Efficacy of Capsaicin for the Treatment of Cannabinoid Hyperemesis Syndrome: A Systematic Review
One article on PainSci cites McConachie 2019: Heat for Pain and Rehab
original abstract †Abstracts here may not perfectly match originals, for a variety of technical and practical reasons. Some abstacts are truncated for my purposes here, if they are particularly long-winded and unhelpful. I occasionally add clarifying notes. And I make some minor corrections.
OBJECTIVE: Cannabinoid hyperemesis syndrome (CHS) is characterized by cyclic vomiting, abdominal pain, and alleviation of symptoms via hot showers in chronic cannabinoid users. Capsaicin is recommended as a reasonable first-line treatment approach for CHS despite limited clinical evidence regarding its use. The objective of this study is to systematically review the efficacy data for capsaicin in CHS.
DATA SOURCES: A literature search using keywords related to cannabinoids, emesis, and capsaicin was performed in MEDLINE, CINAHL, and EMBASE from inception through March 31, 2019. Study Selection and
DATA EXTRACTION: Studies and published abstracts in which capsaicin was used for CHS and clinical outcomes were reported were eligible for inclusion.

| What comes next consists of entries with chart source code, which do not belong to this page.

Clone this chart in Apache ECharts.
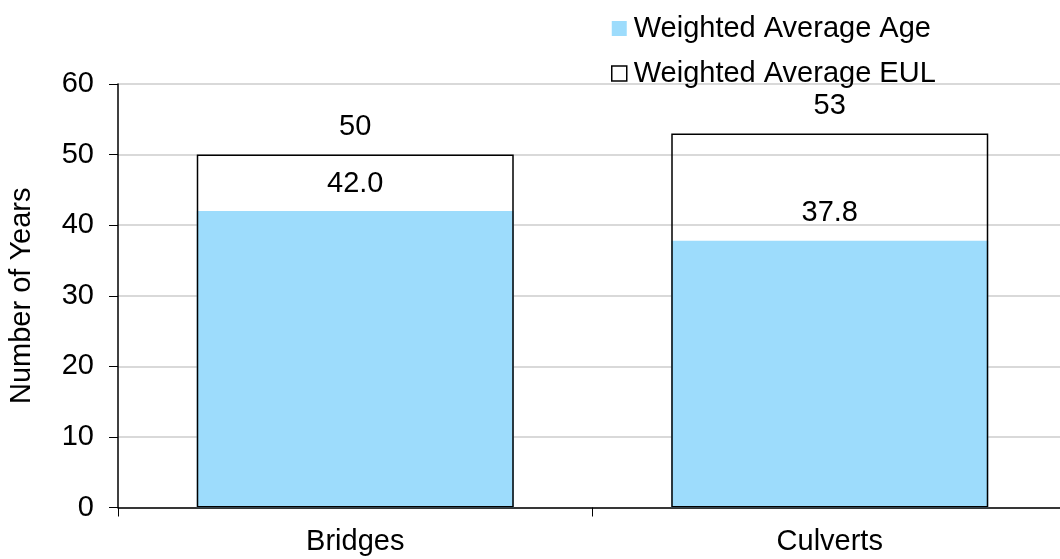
<!DOCTYPE html>
<html>
<head>
<meta charset="utf-8">
<script src="https://cdn.jsdelivr.net/npm/echarts@6/dist/echarts.min.js"></script>
<style>
  html, body { margin: 0; padding: 0; background: #fff; overflow: hidden; }
  #chart { width: 1060px; height: 559px; }
</style>
</head>
<body>
<div id="chart"></div>
<script>
// Asset categories and their weighted averages (years)
const categories = ['Bridges', 'Culverts'];
const avgAge = [42.0, 37.8];
const avgEUL = [50, 53];
const yTicks = [0, 10, 20, 30, 40, 50, 60];

const FONT = "'Liberation Sans', Arial, sans-serif";
const FS = 29;
const AGE_COLOR = '#9DDCFC';

const chart = echarts.init(document.getElementById('chart'));
chart.setOption({
  animation: false,
  backgroundColor: '#fff',
  textStyle: { fontFamily: FONT, color: '#000' },
  // plot area runs slightly past the right edge of the canvas
  grid: { left: 118, top: 84, width: 949, height: 423.5, containLabel: false, outerBoundsMode: 'none' },
  legend: {
    orient: 'vertical',
    left: 606,
    top: 8,
    itemWidth: 15,
    itemHeight: 15,
    itemGap: 14,
    textStyle: { fontFamily: FONT, fontSize: FS, color: '#000', lineHeight: 31, padding: [0, 0, 0, 2] },
    data: [
      { name: 'Weighted Average Age', icon: 'rect', itemStyle: { color: AGE_COLOR, borderWidth: 0 } },
      { name: 'Weighted Average EUL', icon: 'rect', itemStyle: { color: '#fff', borderColor: '#000', borderWidth: 1.5 } }
    ]
  },
  xAxis: {
    type: 'category',
    data: categories,
    axisLine: { show: true, lineStyle: { color: '#000', width: 1.5 } },
    axisTick: { show: true, alignWithLabel: false, length: 9, lineStyle: { color: '#000', width: 1 } },
    axisLabel: { fontFamily: FONT, fontSize: FS, color: '#000', margin: 20 },
    splitLine: { show: false }
  },
  yAxis: {
    type: 'value',
    min: yTicks[0],
    max: yTicks[yTicks.length - 1],
    interval: 10,
    name: 'Number of Years',
    nameLocation: 'middle',
    nameGap: 82,
    nameTextStyle: { fontFamily: FONT, fontSize: FS, color: '#000' },
    axisLine: { show: true, lineStyle: { color: '#000', width: 1.5 } },
    axisTick: { show: true, length: 9, lineStyle: { color: '#000', width: 1 } },
    axisLabel: { fontFamily: FONT, fontSize: FS, color: '#000', margin: 24 },
    splitLine: { show: true, lineStyle: { color: '#D9D9D9', width: 2 } }
  },
  series: [
    {
      name: 'Weighted Average Age',
      type: 'bar',
      data: avgAge,
      barWidth: 317,
      barGap: '-100%',
      itemStyle: { color: AGE_COLOR },
      label: {
        show: true,
        position: 'top',
        distance: 13,
        fontFamily: FONT,
        fontSize: FS,
        color: '#000',
        formatter: p => p.value.toFixed(1)
      },
      z: 2
    },
    {
      name: 'Weighted Average EUL',
      type: 'bar',
      data: avgEUL,
      barWidth: 317,
      barGap: '-100%',
      itemStyle: { color: 'rgba(255,255,255,0)', borderColor: '#000', borderWidth: 1.5 },
      label: {
        show: true,
        position: 'top',
        distance: 13,
        fontFamily: FONT,
        fontSize: FS,
        color: '#000',
        formatter: p => String(p.value)
      },
      z: 3
    }
  ]
});
</script>
</body>
</html>
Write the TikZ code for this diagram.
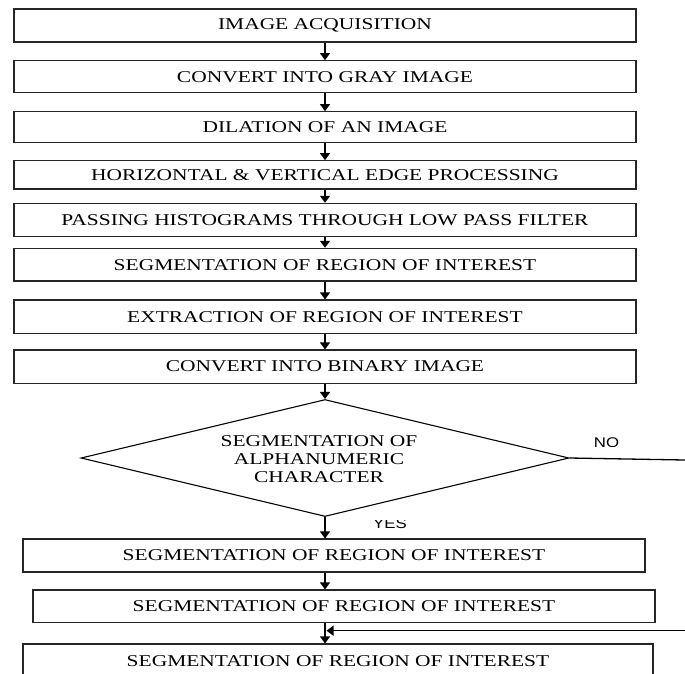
\documentclass[tikz,border=0pt]{standalone}
\usepackage{fontspec}
\setmainfont{Liberation Serif}[FakeStretch=1.3]
\newfontfamily\lblfont{Liberation Sans}[FakeStretch=1.2]
\usetikzlibrary{shapes.geometric,arrows.meta}
\begin{document}
\begin{tikzpicture}[x=1pt,y=-1pt,
  box/.style={draw=black!85,line width=1.1pt,rectangle,inner sep=0pt,
    font=\fontsize{16.5}{18}\selectfont},
  decision/.style={draw=black,line width=1.1pt,diamond,aspect=4.17,inner sep=0pt,
    minimum width=488pt,minimum height=117pt},
  dtext/.style={align=center,inner sep=0pt,font=\fontsize{16.5}{18}\selectfont},
  lbl/.style={inner sep=0pt,font=\lblfont\fontsize{14}{16}\selectfont},
  arr/.style={line width=1.3pt,-{Triangle[width=10pt,length=7pt]}},
  conn/.style={line width=1.3pt}]
\useasboundingbox (0,0) rectangle (685,673);
\fill[white] (0,0) rectangle (685,673);
% main column
\node[box,minimum width=622pt,minimum height=33pt]   (b1) at (325,25.5)   {IMAGE ACQUISITION};
\node[box,minimum width=622pt,minimum height=32pt]   (b2) at (325,76.7)   {CONVERT INTO GRAY IMAGE};
\node[box,minimum width=622pt,minimum height=30.6pt] (b3) at (325,127)    {DILATION OF AN IMAGE};
\node[box,minimum width=622pt,minimum height=28.3pt] (b4) at (325,174.85) {HORIZONTAL \& VERTICAL EDGE PROCESSING};
\node[box,minimum width=622pt,minimum height=33.4pt] (b5) at (325,220)    {PASSING HISTOGRAMS THROUGH LOW PASS FILTER};
\node[box,minimum width=622pt,minimum height=32.7pt] (b6) at (325,264.65) {SEGMENTATION OF REGION OF INTEREST};
\node[box,minimum width=622pt,minimum height=33.3pt] (b7) at (325,316.65) {EXTRACTION OF REGION OF INTEREST};
\node[box,minimum width=622pt,minimum height=33.3pt] (b8) at (325,366.65) {CONVERT INTO BINARY IMAGE};
% decision
\node[decision] (d) at (325,458) {};
\node[dtext] (dt) at (319,459) {SEGMENTATION OF\\ALPHANUMERIC\\CHARACTER};
% lower boxes
\node[box,minimum width=622pt,minimum height=33pt]   (b9)  at (334,555.5)  {SEGMENTATION OF REGION OF INTEREST};
\node[box,minimum width=622pt,minimum height=32.7pt] (b10) at (344,606.35) {SEGMENTATION OF REGION OF INTEREST};
\node[box,minimum width=630pt,minimum height=34pt]   (b11) at (338,661)    {SEGMENTATION OF REGION OF INTEREST};
% labels (partly hidden as in the source)
\begin{scope}
  \clip (560,420) rectangle (660,446.5);
  \node[lbl,anchor=base] (no) at (606.5,447.5) {NO};
\end{scope}
\begin{scope}
  \clip (350,520) rectangle (430,545);
  \node[lbl,anchor=base] (yes) at (390,528.5) {YES};
\end{scope}
% connectors
\draw[arr] (b1) -- (b2);
\draw[arr] (b2) -- (b3);
\draw[arr] (b3) -- (b4);
\draw[arr] (b4) -- (b5);
\draw[arr] (b5) -- (b6);
\draw[arr] (b6) -- (b7);
\draw[arr] (b7) -- (b8);
\draw[arr] (b8) -- (d);
\draw[arr] (d.south) -- (d.south |- b9.north);
\draw[arr] (d.south |- b9.south) -- (d.south |- b10.north);
\draw[arr] (d.south |- b10.south) -- (d.south |- b11.north);
\coordinate (noend) at (685,460);
\draw[conn] (d.east) -- (noend);
\coordinate (fb) at (685,630.7);
\coordinate (fbj) at (326.5,630.7);
\draw[arr] (fb) -- (fbj);
\end{tikzpicture}
\end{document}
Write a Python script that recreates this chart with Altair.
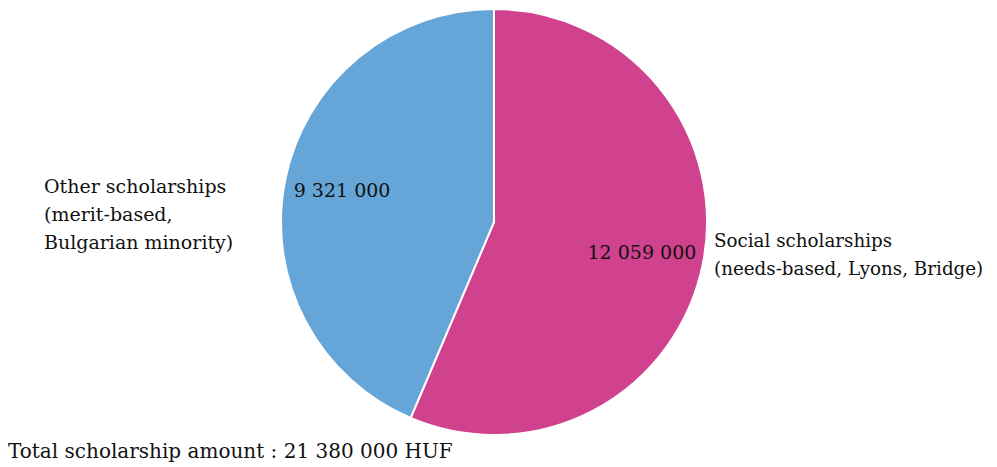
import altair as alt
import pandas as pd

categories = ["Social scholarships", "Other scholarships"]
labels = ["Social scholarships\n(needs-based, Lyons, Bridge)",
          "Other scholarships\n(merit-based,\nBulgarian minority)"]
values = [12059000, 9321000]
colors = ["#D0418E", "#65A5D8"]
total_label = "Total scholarship amount : 21 380 000 HUF"

df = pd.DataFrame({
    "category": categories,
    "label": labels,
    "value": values,
    "order": [0, 1],
    "value_text": [f"{v:,}".replace(",", " ") for v in values],
})

FONT = "DejaVu Serif"
FS = 19
CX, CY = 486, 214

base = alt.Chart(df)

arc = base.mark_arc(radius=213, stroke="white", strokeWidth=2).encode(
    theta=alt.Theta("value:Q", stack=True),
    color=alt.Color("category:N", scale=alt.Scale(domain=categories, range=colors), legend=None),
    order=alt.Order("order:Q"),
    x=alt.value(CX), y=alt.value(CY),
)

vals = base.mark_text(radius=153, font=FONT, fontSize=FS, color="#111111").encode(
    theta=alt.Theta("value:Q", stack=True),
    order=alt.Order("order:Q"),
    text="value_text:N",
    x=alt.value(CX - 2), y=alt.value(CY),
)

right_lbl = base.transform_filter(alt.datum.order == 0).mark_text(
    font=FONT, fontSize=18.3, align="left", baseline="middle", lineBreak="\n", lineHeight=28, color="#111111"
).encode(text="label:N", x=alt.value(706), y=alt.value(234))

left_lbl = base.transform_filter(alt.datum.order == 1).mark_text(
    font=FONT, fontSize=FS, align="left", baseline="middle", lineBreak="\n", lineHeight=28, color="#111111"
).encode(text="label:N", x=alt.value(36), y=alt.value(179))

total = alt.Chart(pd.DataFrame({"t": [total_label]})).mark_text(
    font=FONT, fontSize=20, align="left", baseline="middle", color="#111111"
).encode(text="t:N", x=alt.value(0), y=alt.value(444))

chart = alt.layer(arc, vals, right_lbl, left_lbl, total).properties(
    width=981, height=457, autosize="none", padding=0
).configure_view(stroke=None)

chart.save("out.html", embed_options={"renderer": "svg", "actions": False})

DATA SYNTHESIS: A total of 241 articles were screened, of which 5 full-text articles and 6 conference abstracts were included. Full-text case reports (n = 3) and case series (n = 2) found capsaicin to be effective in a total of 18 patients. Published abstracts were in the form of case reports (n = 1), case series (n = 3), and retrospective cohort studies (n = 2). Relevance to Patient Care and Clinical Practice: Capsaicin use was described as beneficial in all case series and case reports; however, both retrospective cohort studies were unable to find a significant benefit for capsaicin on primary outcomes (emergency department length of stay).
CONCLUSION: Current data for capsaicin efficacy in CHS is of low methodological quality. However, the limited data on alternative antiemetic therapies and capsaicin's favorable risk-benefit profile make it a reasonable adjunctive treatment option.